In front of Belgian judges, the suspect said he would refuse to testify in the four-day hearing said he would put his  "trust in Allah" as he refused to answer questions in the case related to an ambush in Brussels months after the French attack.

Lawyers for the suspect accept that he was in Paris on Friday, November 13, 2015, when gunmen and suicide bombers killed 130 at the Bataclan concert hall, Stade de France and at cafes and restaurants.

His elder brother, with whom he ran a bar in Brussels, was among those who blew himself up.

Prosecutors believe the surviving attacker ran logistics for the attack, including ferrying fighters from Syria across Europe, and would have met the same fate had his explosive vest not malfunctioned.

The 28-year-old has grown long hair and a beard during his nearly two years behind bars. He was transferred from a jail near the French capital overnight for the trial.

"I am not afraid of you, I am not afraid of your allies," he said. "I put my trust in Allah and that's all. My refusal does not make me a criminal.

A Belgian-born French national of Moroccan descent, he argued that the justice system was biased against his faith. "Muslims are judged and treated in the worst of ways, mercilessly. There is no presumption of innocence."

A bereaved relative of one of the victims told of his dismay outside the court.

"Regarding Salah Abdeslam, we hoped at one point that he would change his strategy but actually not only is he not doing that and staying quiet but the statements he is making are clearly malignant, a form of provocation," said Philippe Duperron, the president of a survivors association.

Abdeslam and Sofiane Ayari, a 24-year-old Tunisian arrested with him, face charges of attempted terrorist murder of police officers and carrying banned weapons.

During the hearing the federal prosecutor told the court that DNA evidence suggested it was Ayari who fired shots that wounded police officers in the ambush but that Abdeslam should be considered a conspirator. Both men accused of attempted murder of officer “in a terrorist context”

The fingerprints of the former bar owner were found in the flat targeted in the Brussels raid and Abdeslam is reported to have disposed of a suicide belt before fleeing.

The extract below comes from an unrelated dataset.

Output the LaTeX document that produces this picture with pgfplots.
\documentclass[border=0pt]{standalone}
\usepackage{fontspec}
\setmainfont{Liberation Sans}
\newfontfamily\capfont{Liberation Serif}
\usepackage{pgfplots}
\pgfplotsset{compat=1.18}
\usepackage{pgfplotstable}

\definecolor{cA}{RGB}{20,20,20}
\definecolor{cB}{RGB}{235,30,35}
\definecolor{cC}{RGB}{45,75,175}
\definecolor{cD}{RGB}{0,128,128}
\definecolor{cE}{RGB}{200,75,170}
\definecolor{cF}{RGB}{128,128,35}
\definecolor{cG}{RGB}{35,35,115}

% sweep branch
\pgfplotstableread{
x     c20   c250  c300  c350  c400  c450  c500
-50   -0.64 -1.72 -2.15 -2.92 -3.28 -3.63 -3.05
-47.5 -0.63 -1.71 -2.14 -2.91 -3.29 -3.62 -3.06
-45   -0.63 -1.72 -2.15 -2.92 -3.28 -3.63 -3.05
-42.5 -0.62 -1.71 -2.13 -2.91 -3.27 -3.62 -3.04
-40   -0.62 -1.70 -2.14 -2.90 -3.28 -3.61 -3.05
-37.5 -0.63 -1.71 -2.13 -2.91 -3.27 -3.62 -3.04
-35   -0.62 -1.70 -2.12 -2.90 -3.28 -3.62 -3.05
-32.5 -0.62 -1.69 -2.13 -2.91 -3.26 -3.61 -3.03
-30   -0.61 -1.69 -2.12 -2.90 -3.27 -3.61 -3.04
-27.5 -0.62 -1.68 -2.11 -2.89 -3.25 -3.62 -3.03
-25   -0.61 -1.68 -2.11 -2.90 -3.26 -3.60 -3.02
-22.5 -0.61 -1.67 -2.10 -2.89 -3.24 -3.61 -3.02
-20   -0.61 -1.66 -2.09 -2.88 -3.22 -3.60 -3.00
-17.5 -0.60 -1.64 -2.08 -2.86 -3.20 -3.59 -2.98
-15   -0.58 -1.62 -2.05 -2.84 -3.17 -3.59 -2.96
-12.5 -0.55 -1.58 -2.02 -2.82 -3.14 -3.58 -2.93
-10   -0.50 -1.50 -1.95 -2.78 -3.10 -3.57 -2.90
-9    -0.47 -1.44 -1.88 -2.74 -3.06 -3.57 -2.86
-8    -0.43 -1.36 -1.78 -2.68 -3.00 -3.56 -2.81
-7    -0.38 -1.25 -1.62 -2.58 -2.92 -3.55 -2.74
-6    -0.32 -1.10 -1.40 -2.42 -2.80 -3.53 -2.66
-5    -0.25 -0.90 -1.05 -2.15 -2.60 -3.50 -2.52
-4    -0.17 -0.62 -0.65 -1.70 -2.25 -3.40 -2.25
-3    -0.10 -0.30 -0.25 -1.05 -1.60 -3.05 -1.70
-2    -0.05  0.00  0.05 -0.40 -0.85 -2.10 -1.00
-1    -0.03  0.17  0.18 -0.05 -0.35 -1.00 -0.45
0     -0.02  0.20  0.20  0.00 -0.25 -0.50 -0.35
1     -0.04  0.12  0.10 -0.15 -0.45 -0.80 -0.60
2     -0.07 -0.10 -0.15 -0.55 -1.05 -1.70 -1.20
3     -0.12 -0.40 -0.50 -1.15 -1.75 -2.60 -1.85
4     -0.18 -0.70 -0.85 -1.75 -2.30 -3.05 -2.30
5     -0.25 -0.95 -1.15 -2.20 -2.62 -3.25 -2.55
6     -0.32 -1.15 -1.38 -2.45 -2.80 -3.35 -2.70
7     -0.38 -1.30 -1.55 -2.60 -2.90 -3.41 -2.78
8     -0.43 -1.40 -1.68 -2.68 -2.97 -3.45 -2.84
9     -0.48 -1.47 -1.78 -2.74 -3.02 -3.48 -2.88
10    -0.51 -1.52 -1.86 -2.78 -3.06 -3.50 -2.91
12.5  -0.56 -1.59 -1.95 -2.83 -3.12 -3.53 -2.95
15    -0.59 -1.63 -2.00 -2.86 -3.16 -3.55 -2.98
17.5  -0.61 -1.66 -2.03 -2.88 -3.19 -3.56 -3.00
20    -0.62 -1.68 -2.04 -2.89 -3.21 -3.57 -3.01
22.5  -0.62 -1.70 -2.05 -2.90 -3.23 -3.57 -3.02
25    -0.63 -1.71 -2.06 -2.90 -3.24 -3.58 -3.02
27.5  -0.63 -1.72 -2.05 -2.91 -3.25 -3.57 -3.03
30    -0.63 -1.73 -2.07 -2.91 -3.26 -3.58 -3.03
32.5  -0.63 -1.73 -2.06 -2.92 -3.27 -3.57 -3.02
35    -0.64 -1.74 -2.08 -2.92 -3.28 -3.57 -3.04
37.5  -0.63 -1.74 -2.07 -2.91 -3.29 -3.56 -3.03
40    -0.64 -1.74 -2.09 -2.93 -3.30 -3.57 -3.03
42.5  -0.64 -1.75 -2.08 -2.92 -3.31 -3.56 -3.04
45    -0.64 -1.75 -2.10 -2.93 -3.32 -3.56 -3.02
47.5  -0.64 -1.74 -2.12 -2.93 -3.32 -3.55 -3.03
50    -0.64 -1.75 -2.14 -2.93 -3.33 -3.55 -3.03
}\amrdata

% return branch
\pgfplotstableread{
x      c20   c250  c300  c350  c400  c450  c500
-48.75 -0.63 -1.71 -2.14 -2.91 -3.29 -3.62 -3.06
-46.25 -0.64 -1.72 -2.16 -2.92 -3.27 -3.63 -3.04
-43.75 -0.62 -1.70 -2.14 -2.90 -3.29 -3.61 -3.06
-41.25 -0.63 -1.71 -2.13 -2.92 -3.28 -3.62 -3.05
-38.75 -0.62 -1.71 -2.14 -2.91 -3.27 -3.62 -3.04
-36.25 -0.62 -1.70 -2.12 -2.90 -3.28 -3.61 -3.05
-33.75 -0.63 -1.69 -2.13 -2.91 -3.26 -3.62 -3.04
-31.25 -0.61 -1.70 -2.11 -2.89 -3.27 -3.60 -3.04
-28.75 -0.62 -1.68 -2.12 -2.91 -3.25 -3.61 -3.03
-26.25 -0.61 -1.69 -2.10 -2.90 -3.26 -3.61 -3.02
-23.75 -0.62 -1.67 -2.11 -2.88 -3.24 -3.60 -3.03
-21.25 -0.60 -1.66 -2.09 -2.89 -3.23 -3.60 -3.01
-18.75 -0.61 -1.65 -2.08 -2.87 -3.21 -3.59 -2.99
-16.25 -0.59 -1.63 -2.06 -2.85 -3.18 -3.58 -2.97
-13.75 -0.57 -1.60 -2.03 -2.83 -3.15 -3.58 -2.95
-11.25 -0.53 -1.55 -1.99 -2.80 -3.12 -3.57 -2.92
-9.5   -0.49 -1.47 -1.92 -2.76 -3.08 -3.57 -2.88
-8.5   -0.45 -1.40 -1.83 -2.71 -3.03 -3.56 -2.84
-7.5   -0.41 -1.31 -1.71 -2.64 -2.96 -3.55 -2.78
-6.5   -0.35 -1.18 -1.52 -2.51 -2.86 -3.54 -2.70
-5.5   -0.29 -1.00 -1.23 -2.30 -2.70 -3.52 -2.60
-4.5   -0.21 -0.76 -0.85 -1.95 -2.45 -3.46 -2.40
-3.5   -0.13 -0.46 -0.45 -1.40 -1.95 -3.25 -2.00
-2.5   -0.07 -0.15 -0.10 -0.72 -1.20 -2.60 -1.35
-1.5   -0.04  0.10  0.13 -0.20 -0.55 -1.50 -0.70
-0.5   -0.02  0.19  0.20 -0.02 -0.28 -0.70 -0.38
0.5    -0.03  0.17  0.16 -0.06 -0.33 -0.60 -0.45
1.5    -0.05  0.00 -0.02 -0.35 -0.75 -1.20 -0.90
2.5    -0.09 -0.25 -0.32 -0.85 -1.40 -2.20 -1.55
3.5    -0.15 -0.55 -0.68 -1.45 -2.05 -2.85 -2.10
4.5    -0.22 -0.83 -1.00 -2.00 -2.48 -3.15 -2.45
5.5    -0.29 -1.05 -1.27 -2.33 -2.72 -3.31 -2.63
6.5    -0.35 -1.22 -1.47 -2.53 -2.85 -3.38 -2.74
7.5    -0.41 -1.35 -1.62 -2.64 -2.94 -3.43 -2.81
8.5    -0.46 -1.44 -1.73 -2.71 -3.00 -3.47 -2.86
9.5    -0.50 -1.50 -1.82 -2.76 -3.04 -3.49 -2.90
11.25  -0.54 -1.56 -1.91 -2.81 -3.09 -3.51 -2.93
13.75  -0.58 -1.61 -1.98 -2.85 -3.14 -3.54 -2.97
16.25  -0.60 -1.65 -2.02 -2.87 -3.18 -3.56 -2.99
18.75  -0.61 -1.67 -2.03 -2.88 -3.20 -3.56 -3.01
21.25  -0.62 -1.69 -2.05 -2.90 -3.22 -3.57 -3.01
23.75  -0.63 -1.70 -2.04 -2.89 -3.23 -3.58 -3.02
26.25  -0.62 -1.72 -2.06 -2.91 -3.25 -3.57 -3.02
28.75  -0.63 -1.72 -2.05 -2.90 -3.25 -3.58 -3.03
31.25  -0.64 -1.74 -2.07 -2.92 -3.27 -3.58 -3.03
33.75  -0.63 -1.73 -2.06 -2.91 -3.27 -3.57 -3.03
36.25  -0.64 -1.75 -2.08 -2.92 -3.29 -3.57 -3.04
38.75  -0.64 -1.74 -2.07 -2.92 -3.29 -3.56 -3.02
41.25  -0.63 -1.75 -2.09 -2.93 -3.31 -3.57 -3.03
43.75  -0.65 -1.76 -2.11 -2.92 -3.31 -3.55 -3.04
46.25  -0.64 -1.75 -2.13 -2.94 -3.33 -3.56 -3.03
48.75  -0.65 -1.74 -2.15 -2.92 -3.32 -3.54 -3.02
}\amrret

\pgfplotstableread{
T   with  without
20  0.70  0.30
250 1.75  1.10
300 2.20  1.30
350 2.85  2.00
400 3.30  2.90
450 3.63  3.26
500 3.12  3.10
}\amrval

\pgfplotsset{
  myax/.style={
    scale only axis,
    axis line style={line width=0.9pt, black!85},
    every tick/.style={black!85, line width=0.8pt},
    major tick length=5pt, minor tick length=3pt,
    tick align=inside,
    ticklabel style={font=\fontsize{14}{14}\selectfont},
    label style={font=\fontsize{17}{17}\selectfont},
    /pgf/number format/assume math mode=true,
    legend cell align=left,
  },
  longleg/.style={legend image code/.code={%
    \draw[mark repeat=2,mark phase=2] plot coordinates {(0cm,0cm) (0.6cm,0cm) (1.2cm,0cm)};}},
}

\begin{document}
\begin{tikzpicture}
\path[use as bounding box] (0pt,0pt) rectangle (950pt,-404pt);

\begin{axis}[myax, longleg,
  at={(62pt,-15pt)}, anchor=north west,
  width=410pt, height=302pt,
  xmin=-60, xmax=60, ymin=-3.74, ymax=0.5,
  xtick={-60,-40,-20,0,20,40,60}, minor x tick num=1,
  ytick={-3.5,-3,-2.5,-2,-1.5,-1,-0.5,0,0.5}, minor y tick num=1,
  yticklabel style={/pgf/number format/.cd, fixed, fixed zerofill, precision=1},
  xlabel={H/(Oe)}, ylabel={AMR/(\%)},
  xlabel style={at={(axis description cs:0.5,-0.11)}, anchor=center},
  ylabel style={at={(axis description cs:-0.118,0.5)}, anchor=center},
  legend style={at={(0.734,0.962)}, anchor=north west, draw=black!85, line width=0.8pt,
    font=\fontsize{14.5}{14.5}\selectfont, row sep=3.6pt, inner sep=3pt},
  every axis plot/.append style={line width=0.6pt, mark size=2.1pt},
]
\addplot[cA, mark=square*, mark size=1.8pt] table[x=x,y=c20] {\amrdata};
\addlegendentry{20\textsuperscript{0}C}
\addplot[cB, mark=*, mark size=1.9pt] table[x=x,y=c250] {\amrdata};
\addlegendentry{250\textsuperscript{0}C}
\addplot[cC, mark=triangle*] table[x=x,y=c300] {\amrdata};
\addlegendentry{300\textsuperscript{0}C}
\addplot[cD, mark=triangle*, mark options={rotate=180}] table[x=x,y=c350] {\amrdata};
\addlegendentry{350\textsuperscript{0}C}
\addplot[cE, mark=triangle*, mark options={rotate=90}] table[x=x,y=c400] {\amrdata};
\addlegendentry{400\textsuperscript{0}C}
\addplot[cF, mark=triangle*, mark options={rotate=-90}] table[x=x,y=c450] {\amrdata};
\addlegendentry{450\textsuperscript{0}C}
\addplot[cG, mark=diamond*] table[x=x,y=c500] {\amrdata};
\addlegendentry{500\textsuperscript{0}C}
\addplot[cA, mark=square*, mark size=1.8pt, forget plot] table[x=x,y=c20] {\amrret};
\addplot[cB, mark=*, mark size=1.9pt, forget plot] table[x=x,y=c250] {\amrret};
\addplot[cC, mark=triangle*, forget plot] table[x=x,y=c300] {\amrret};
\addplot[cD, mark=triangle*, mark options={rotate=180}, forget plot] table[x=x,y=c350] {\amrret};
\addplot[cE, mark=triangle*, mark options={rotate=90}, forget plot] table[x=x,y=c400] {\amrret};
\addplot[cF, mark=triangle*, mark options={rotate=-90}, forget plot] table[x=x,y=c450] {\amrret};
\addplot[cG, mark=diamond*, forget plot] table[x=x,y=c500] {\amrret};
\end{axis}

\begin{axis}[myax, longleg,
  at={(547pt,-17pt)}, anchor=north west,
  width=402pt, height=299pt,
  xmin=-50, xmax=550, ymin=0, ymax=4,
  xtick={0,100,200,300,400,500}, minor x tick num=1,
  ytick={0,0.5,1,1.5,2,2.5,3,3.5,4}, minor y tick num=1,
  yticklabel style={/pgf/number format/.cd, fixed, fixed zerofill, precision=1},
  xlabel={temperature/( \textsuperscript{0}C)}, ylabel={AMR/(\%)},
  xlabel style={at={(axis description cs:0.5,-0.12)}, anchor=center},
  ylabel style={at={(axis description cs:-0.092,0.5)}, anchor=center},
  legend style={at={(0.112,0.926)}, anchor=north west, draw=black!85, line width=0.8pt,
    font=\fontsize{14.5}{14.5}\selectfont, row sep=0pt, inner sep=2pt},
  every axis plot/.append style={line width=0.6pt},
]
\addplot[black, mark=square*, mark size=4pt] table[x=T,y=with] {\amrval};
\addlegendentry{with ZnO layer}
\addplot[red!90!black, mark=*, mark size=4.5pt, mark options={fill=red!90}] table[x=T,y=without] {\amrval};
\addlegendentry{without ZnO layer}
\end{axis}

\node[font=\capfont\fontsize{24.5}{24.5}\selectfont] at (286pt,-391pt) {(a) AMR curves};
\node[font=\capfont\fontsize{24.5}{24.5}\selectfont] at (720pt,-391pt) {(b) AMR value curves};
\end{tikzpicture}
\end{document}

Three days after the raid, armed officers shot Abdeslam in the leg and captured him and Ayari just yards from Abdeslam's home in Molenbeek, the troubled Brussels neighbourhood.

His arrest ended four months on the run as Europe's most wanted man following the November attacks.

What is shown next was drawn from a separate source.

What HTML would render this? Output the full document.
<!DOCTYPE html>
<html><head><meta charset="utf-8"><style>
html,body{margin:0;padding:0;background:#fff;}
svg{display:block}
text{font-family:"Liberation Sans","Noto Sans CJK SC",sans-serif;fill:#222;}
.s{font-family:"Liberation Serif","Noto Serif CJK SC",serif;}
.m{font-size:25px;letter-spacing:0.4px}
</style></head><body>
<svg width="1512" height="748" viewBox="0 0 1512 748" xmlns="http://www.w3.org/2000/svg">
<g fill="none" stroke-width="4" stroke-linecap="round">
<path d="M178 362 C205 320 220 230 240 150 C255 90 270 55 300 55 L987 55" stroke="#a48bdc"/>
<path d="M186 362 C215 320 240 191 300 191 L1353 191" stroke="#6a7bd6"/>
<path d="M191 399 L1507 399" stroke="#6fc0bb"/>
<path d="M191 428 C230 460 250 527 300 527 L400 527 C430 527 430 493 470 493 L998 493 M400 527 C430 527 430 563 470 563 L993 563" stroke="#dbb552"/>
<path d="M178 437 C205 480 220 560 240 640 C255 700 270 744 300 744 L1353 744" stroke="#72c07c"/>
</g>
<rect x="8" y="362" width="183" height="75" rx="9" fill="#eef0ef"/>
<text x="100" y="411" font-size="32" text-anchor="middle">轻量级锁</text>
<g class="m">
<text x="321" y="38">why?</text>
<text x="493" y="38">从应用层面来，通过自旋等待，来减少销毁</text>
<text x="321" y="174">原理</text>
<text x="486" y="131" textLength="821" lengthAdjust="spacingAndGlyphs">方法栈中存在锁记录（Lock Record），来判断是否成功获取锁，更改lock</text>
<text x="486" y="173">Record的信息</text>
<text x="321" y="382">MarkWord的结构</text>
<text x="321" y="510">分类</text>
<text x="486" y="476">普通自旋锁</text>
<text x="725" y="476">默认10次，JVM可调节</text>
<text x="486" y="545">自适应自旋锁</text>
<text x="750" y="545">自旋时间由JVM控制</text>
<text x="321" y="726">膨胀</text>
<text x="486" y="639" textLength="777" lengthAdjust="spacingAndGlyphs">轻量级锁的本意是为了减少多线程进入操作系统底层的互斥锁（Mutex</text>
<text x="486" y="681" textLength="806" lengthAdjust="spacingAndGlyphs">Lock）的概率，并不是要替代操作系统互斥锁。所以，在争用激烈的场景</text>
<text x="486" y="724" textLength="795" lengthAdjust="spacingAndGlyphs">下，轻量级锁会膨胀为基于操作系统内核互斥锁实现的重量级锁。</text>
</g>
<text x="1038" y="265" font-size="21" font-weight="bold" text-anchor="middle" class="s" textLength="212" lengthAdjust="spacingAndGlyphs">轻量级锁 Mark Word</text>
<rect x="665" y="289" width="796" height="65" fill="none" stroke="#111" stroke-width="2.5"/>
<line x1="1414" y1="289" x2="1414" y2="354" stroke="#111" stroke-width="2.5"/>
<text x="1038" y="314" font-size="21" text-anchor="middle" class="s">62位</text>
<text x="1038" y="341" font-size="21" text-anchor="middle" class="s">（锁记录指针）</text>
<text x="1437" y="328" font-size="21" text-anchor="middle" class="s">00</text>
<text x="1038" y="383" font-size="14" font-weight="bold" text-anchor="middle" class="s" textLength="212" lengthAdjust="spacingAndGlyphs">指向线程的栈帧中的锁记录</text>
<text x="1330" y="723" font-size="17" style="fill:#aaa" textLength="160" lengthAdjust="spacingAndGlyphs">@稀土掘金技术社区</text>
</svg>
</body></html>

He launched his diatribe after presiding judge Marie-France Keutgen asked why he insisted on attending the trial where he refused to answer questions about the charges against him.

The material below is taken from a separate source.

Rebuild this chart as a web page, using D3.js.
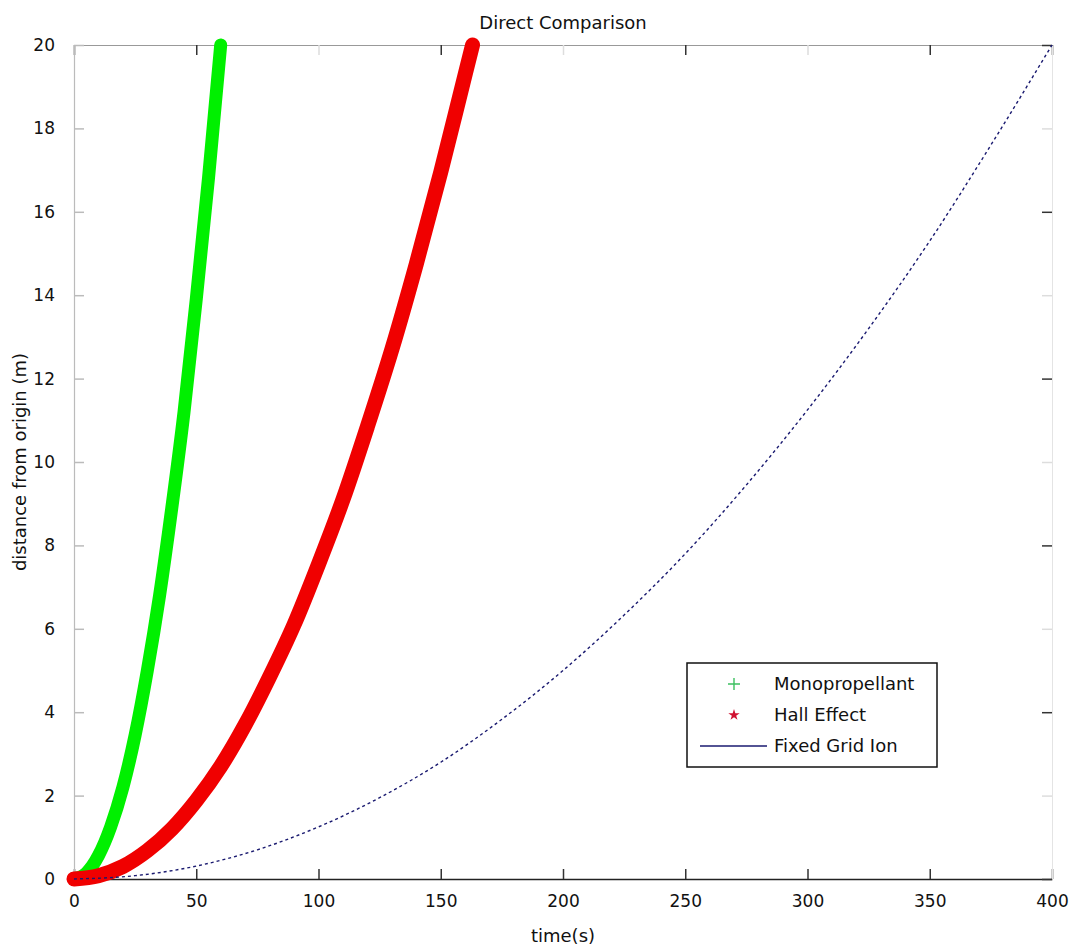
<!DOCTYPE html>
<html>
<head>
<meta charset="utf-8">
<script src="https://cdn.jsdelivr.net/npm/d3@7"></script>
<style>
  body { margin: 0; background: #fff; }
  svg text { font-family: "DejaVu Sans", sans-serif; fill: #111; }
</style>
</head>
<body>
<div class="chart"></div>
<script>
// values
const monoTime  = [0, 5, 10, 15, 20, 25, 30, 35, 40, 45, 50, 55, 60];
const monoDist  = [0, 0.14, 0.56, 1.25, 2.2, 3.45, 5.0, 6.8, 8.9, 11.2, 13.9, 16.8, 20];
const hallTime  = [0, 10, 20, 30, 40, 50, 60, 70, 80, 90, 100, 110, 120, 130, 140, 150, 160, 163];
const hallDist  = [0, 0.08, 0.3, 0.68, 1.2, 1.88, 2.7, 3.7, 4.85, 6.1, 7.55, 9.1, 10.85, 12.7, 14.75, 16.95, 19.3, 20];
const ionTime   = [0, 25, 50, 75, 100, 125, 150, 175, 200, 225, 250, 275, 300, 325, 350, 375, 400];
const ionDist   = [0, 0.08, 0.31, 0.7, 1.25, 1.95, 2.8, 3.83, 5.0, 6.33, 7.8, 9.45, 11.25, 13.2, 15.3, 17.6, 20];
const xTicks = [0, 50, 100, 150, 200, 250, 300, 350, 400];
const yTicks = [0, 2, 4, 6, 8, 10, 12, 14, 16, 18, 20];
const seriesNames = ["Monopropellant", "Hall Effect", "Fixed Grid Ion"];

const WIDTH = 1076, HEIGHT = 949;
const MARGINS = { top: 45, right: 24, bottom: 70, left: 74 };

const svg = d3.select(".chart").append("svg")
  .attr("width", WIDTH).attr("height", HEIGHT);

const x = d3.scaleLinear().domain([0, 400]).range([MARGINS.left, WIDTH - MARGINS.right]);
const y = d3.scaleLinear().domain([0, 20]).range([HEIGHT - MARGINS.bottom, MARGINS.top]);

const zip = (ts, ds) => ts.map((t, i) => ({ x: t, y: ds[i] }));
const line = d3.line().x(d => x(d.x)).y(d => y(d.y)).curve(d3.curveMonotoneX);

// box + inward ticks on all four sides
const axB = svg.append("g").attr("transform", `translate(0,${y(0)})`)
  .call(d3.axisBottom(x).tickValues(xTicks).tickSizeInner(-10).tickSizeOuter(0).tickPadding(16));
const axT = svg.append("g").attr("transform", `translate(0,${y(20)})`)
  .call(d3.axisTop(x).tickValues(xTicks).tickSizeInner(-10).tickSizeOuter(0).tickFormat(""));
const axL = svg.append("g").attr("transform", `translate(${x(0)},0)`)
  .call(d3.axisLeft(y).tickValues(yTicks).tickSizeInner(-10).tickSizeOuter(0).tickPadding(19));
const axR = svg.append("g").attr("transform", `translate(${x(400)},0)`)
  .call(d3.axisRight(y).tickValues(yTicks).tickSizeInner(-10).tickSizeOuter(0).tickFormat(""));

[axB, axT, axL, axR].forEach(g => {
  g.selectAll("text").style("font-size", "17px").style("font-family", "DejaVu Sans, sans-serif").attr("fill", "#111");
  g.selectAll(".tick line").attr("stroke", "#333").attr("stroke-width", 1.5);
});
axB.select(".domain").attr("stroke", "#222").attr("stroke-width", 1.6);
axT.select(".domain").attr("stroke", "#999").attr("stroke-width", 1.2);
axL.select(".domain").attr("stroke", "#bbb").attr("stroke-width", 1.2);
axR.select(".domain").attr("stroke", "#e4e4e4").attr("stroke-width", 1);
axT.selectAll(".tick line").filter(d => d % 100 === 0 && d !== 0 && d !== 400).attr("stroke", "#ddd");
axR.selectAll(".tick line").filter(d => d % 4 !== 0).attr("stroke", "#ddd");
axL.selectAll(".tick line").attr("stroke", "#bbb");
axB.selectAll(".tick text").attr("dy", "0.71em");

// series
svg.append("path").attr("d", line(zip(monoTime, monoDist)))
  .attr("fill", "none").attr("stroke", "#00f000").attr("stroke-width", 13)
  .attr("stroke-linecap", "round");
svg.append("path").attr("d", line(zip(hallTime, hallDist)))
  .attr("fill", "none").attr("stroke", "#f00000").attr("stroke-width", 15)
  .attr("stroke-linecap", "round");
svg.append("path").attr("d", line(zip(ionTime, ionDist)))
  .attr("fill", "none").attr("stroke", "#1a1a70").attr("stroke-width", 1.4)
  .attr("stroke-dasharray", "3,3");

// titles
svg.append("text").attr("x", (x(0) + x(400)) / 2).attr("y", 29)
  .attr("text-anchor", "middle").style("font-size", "18px").text("Direct Comparison");
svg.append("text").attr("x", (x(0) + x(400)) / 2).attr("y", 942)
  .attr("text-anchor", "middle").style("font-size", "18px").text("time(s)");
svg.append("text").attr("transform", `translate(26,${(y(0) + y(20)) / 2}) rotate(-90)`)
  .attr("text-anchor", "middle").style("font-size", "18px").text("distance from origin (m)");

// legend
const leg = svg.append("g").attr("transform", "translate(687,663)");
leg.append("rect").attr("width", 250).attr("height", 104)
  .attr("fill", "#fff").attr("stroke", "#111").attr("stroke-width", 1.5);
const rows = leg.selectAll(".row").data(seriesNames).enter().append("g")
  .attr("transform", (d, i) => `translate(0,${21 + i * 31})`);
rows.append("text").attr("x", 87).attr("dy", "0.35em").style("font-size", "18px").text(d => d);
leg.append("path").attr("d", "M41,21h12M47,15v12").attr("stroke", "#3cc060").attr("stroke-width", 1.4);
leg.append("path").attr("d", d3.symbol(d3.symbolAsterisk, 60)())
  .attr("transform", "translate(47,52)").attr("fill", "#c01030");
leg.append("path").attr("d", d3.symbol(d3.symbolStar, 40)())
  .attr("transform", "translate(47,52)").attr("fill", "#d01030");
leg.append("line").attr("x1", 13).attr("x2", 80).attr("y1", 83).attr("y2", 83)
  .attr("stroke", "#1a1a70").attr("stroke-width", 1.5);
</script>
</body>
</html>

The judge rejected his accusations of bias, insisting he was presumed innocent.

The non-jury trial is the prelude to a later one in France and prosecutors hope the Brussels case will yield clues not only about the Paris attacks but also Brussels bombings on March 22, 2016.

Investigators believe Abdeslam's capture three days after the shootout caused members of the cell to bring forward plans for the attacks on Brussels airport and a metro station in which 32 people were killed.

Ayari, who is cooperating with authorities, told the judge he knew Ibrahim Bakroui, one of the suicide bombers at Brussels airport, adding he visited the apartment where the shootout occurred.

The same cell is believed to have been behind both the Paris and Brussels attacks, which were claimed by the Islamic State group.

But Ayari -- who entered Europe via the Greek islands during the European migration crisis in 2015 -- insisted: "I don't think I am a radical."

The plans for transferring Abdeslam from Fleury-Merogis prison in the Parisian suburbs, and then back to a prison just across the border in northern France every night, were shrouded in secrecy.

Two separate convoys left Fleury-Merogis in the middle of the night with an escort of elite French officers with blue lights flashing, while a third group of unmarked vehicles left shortly afterwards.